● Exercise inputs
==============================

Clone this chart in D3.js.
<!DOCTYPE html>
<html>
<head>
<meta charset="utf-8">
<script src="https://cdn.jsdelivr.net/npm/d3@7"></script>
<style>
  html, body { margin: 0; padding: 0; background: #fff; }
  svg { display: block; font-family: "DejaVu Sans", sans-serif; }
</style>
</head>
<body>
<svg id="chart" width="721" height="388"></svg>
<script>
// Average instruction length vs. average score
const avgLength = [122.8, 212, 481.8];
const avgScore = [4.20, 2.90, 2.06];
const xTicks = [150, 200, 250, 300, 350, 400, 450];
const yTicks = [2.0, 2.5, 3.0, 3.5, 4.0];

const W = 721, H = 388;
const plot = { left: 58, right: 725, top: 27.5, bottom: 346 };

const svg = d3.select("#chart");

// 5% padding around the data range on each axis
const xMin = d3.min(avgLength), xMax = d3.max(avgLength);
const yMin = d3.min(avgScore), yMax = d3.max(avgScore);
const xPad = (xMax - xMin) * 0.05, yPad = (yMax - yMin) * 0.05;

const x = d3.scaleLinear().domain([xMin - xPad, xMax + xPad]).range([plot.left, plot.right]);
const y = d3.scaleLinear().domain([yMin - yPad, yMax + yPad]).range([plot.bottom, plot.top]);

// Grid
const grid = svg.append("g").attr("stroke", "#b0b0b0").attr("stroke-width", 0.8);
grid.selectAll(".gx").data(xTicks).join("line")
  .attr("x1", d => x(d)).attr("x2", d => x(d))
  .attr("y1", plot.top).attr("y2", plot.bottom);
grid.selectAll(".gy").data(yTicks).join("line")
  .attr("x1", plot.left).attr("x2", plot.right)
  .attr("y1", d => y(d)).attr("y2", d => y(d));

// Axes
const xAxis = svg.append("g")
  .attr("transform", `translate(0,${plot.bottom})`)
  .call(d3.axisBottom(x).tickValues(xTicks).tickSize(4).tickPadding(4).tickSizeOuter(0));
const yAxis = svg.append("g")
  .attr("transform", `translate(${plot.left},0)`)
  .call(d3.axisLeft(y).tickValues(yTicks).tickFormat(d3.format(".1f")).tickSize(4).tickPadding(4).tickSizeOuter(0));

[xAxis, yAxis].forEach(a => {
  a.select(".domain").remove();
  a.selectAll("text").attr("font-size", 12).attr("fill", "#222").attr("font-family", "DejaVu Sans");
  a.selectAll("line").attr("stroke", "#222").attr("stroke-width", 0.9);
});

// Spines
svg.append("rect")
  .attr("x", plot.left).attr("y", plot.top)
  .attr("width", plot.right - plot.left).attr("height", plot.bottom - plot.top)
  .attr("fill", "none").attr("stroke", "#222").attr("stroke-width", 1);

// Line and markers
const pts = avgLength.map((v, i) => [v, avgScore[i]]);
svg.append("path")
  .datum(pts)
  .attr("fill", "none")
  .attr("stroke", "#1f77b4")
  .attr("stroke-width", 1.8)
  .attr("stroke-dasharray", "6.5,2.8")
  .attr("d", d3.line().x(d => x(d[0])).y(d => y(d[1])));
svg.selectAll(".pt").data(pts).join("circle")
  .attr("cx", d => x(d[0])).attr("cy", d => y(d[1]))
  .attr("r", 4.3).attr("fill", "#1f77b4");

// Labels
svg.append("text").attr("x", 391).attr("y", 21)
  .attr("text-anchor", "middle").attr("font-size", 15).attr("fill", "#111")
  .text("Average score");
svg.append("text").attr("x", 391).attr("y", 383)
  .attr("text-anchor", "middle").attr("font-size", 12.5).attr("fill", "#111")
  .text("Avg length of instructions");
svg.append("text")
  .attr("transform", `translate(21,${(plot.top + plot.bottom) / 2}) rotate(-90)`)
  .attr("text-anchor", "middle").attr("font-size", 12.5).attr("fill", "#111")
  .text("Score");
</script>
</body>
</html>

==============================

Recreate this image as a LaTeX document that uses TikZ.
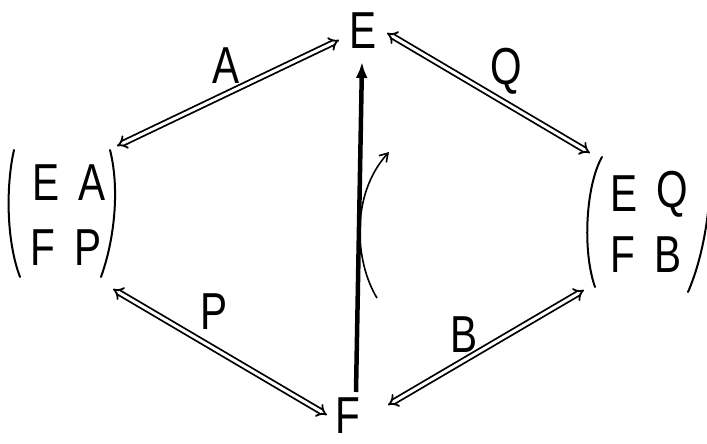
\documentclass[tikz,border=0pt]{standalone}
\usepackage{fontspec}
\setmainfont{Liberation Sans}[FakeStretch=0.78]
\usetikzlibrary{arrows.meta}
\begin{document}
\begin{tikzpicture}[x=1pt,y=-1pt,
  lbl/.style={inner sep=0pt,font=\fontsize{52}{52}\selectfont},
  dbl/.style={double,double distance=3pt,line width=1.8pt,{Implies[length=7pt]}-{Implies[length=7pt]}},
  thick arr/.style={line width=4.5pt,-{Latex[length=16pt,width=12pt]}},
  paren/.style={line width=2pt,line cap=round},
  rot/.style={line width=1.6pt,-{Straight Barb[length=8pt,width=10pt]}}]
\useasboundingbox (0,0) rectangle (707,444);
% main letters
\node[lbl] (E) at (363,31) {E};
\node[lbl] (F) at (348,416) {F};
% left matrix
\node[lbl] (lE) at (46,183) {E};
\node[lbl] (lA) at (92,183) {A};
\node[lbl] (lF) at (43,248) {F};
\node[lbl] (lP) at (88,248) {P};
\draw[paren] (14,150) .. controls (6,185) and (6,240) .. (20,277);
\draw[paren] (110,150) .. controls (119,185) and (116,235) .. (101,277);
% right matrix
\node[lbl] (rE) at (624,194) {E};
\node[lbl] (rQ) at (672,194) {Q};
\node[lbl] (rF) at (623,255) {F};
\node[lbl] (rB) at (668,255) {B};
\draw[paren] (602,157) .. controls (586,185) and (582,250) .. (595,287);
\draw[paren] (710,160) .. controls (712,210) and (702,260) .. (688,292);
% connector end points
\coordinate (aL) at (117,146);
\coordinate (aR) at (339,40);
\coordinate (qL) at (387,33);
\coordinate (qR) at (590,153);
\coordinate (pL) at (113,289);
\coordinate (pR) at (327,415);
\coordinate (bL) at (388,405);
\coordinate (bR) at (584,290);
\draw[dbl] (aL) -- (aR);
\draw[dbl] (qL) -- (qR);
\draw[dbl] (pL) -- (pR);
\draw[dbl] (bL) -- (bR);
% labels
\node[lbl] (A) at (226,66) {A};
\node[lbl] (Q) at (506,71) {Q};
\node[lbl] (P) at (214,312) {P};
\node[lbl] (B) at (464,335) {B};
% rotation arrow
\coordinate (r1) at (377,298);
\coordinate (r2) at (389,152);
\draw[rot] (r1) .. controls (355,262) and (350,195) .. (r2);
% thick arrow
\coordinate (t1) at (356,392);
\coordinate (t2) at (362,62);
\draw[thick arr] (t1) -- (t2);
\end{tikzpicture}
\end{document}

==============================

● What to do
Locate the lines above that hold the word "this". Show every one of them.

● Correct answer
Clone this chart in D3.js.
Recreate this image as a LaTeX document that uses TikZ.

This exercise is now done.